Canola prices have remained supported over the past week despite grower selling with the drop in the Austraian dollar, support in European futures and shorts in the market - and have all gone in the grower’s favour who are seeing prices over $500 a tonne local depot, which is historically a solid number.
Wheat quality appears to be as expected for the most part with Australian Standard White (ASW) the main grade being delivered, however there is more Hard (H2) and Australian Prime Hard (APH2) coming off than expected.
Yields are doing the majority of the leg work in the gross margin equation with reports of 4t/ha and 5t/ha fairly common.
Prices are remaining steady to slightly stronger as the lower Australian dollar has reduced domestic basis to levels where we are now starting to price into more export business with black sea values rising slowly over the last month.
Argentinean wheat is currently the cheapest wheat pricing into Asian markets.
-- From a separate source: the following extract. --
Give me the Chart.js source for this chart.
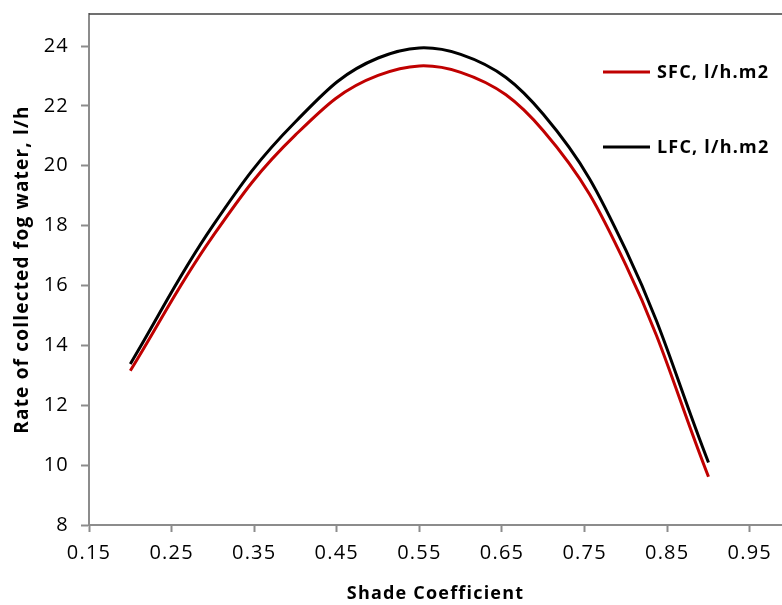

Similarly to wheat, feed barley is also starting to find some export business as the lower Australian dollar has bought Australian feed grains back into the export picture.
The futures market will be focusing on southern hemisphere crop size and harvest, mainly South America and Australia as northern hemisphere crops are heading into dormancy.
There has been talk of dryness in the Hard Red Winter area in the US and winterkill stories in Russia, however we are not likely to see any rumours gain much traction until the crop comes out of dormancy.
Asian demand will be also be the catalyst for the export market with stronger demand necessary to chew through the global grain glut.